**WHAT YOU WILL DO:**
Determine how many lines contain the string "seaborn", then reply with that figure only.

**DATASET EXCERPTS:**
==========

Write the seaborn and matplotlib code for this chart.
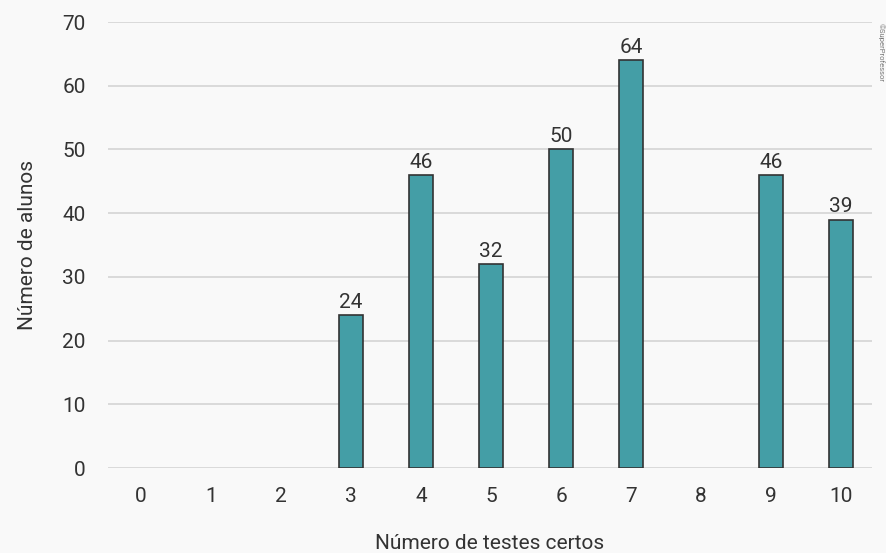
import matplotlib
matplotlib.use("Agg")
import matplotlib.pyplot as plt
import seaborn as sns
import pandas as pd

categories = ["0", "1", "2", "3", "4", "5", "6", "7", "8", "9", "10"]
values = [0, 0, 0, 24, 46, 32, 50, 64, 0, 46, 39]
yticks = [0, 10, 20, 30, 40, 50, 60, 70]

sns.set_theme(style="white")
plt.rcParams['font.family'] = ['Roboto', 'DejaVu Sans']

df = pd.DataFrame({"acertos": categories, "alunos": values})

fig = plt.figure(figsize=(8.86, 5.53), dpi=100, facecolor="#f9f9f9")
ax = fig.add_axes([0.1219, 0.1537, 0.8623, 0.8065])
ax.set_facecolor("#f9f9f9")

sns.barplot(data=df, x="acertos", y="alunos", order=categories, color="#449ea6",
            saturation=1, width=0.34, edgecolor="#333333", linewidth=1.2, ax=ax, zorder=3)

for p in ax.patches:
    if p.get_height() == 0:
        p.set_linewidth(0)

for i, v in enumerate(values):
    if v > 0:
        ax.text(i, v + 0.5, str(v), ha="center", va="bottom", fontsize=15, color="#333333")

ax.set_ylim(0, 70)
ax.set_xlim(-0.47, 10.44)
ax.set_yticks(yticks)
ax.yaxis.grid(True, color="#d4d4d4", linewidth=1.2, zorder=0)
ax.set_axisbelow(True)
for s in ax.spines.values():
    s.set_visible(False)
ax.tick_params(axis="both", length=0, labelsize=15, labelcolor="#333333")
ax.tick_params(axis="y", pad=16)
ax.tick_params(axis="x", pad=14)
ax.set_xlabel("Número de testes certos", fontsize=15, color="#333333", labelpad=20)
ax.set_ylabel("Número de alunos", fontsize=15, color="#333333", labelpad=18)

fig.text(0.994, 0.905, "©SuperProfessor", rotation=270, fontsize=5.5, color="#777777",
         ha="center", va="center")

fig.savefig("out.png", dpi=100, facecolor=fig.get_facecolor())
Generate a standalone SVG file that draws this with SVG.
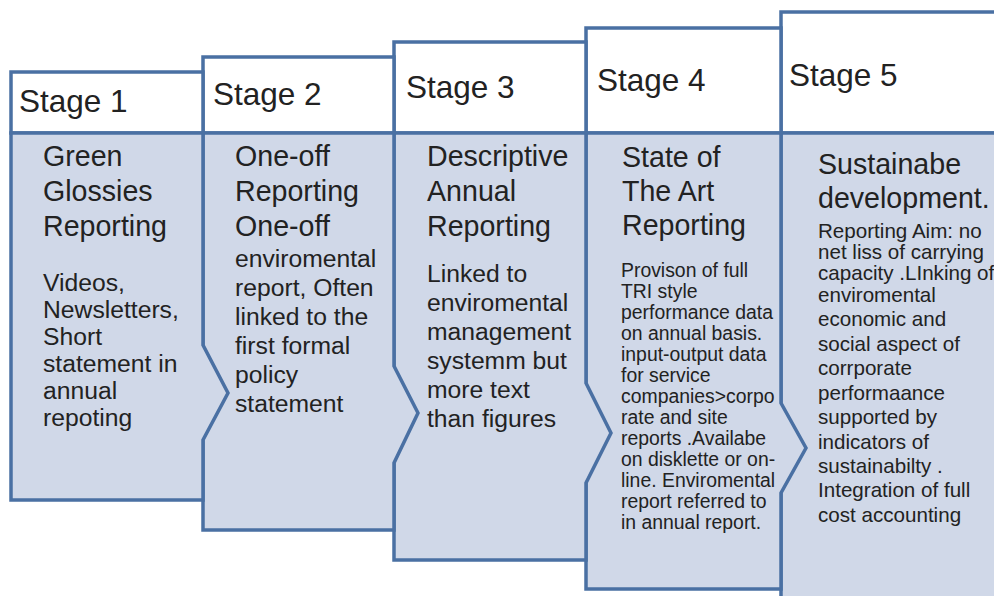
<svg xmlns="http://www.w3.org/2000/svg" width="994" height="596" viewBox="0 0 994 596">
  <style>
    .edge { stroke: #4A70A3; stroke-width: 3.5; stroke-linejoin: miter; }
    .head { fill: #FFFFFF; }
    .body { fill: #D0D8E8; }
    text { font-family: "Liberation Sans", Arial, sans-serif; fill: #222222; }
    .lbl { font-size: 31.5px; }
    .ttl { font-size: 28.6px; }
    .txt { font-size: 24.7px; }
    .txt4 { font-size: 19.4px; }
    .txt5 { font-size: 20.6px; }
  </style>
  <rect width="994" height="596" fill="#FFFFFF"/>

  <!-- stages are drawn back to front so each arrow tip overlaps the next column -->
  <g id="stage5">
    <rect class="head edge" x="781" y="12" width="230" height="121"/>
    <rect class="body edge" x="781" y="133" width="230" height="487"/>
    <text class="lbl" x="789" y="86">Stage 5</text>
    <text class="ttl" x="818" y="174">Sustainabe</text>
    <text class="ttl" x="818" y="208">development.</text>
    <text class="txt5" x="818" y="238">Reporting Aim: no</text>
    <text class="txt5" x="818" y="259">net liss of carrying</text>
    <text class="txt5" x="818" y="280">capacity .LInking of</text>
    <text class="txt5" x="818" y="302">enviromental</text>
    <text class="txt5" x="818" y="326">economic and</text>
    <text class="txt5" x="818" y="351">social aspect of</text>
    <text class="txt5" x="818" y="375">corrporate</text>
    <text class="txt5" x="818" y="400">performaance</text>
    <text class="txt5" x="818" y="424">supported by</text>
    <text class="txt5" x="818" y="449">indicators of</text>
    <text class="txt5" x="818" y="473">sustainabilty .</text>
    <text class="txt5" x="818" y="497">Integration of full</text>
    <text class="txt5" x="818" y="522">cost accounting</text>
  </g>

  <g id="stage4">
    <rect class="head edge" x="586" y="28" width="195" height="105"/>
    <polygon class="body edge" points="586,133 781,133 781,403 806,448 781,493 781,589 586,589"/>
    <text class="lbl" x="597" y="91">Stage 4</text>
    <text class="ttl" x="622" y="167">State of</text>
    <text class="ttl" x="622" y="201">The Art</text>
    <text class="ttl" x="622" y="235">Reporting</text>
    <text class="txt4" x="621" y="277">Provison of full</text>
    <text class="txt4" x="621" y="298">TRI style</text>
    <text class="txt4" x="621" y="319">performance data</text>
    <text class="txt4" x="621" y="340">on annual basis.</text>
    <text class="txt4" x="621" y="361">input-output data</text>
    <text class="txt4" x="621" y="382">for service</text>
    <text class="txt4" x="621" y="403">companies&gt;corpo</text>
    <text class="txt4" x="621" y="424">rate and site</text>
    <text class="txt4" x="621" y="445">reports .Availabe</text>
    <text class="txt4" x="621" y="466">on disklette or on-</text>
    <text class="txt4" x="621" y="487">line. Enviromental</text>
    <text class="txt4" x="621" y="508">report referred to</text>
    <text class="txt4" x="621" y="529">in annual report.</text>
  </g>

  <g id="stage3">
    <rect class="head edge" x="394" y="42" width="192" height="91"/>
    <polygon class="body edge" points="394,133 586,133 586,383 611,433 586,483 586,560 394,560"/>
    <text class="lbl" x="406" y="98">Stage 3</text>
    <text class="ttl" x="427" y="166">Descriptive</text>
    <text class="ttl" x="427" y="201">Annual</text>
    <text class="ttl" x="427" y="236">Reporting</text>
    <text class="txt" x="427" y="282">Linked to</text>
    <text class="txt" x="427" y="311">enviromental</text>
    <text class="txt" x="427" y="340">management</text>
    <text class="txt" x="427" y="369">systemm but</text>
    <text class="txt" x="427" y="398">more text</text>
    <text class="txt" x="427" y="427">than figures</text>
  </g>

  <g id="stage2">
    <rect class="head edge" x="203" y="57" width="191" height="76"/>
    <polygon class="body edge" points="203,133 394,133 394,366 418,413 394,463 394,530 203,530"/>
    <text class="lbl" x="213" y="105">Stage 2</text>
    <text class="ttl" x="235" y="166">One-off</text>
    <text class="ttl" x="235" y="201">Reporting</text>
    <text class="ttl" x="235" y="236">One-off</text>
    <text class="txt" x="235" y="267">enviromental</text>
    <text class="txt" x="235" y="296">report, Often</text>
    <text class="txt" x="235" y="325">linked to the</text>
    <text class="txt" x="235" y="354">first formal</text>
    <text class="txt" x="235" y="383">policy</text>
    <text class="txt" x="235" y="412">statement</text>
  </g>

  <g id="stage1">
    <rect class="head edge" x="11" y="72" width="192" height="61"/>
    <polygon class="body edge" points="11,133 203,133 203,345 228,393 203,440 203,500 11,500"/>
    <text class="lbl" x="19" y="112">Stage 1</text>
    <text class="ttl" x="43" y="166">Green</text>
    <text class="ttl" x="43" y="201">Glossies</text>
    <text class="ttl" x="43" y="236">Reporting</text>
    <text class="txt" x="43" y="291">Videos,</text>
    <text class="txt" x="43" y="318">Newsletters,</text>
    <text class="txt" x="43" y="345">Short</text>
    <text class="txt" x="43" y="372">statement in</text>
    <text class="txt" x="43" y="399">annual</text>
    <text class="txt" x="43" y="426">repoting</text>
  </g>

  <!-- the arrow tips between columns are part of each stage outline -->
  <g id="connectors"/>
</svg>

==========

**COMPLETE ANSWER:**
2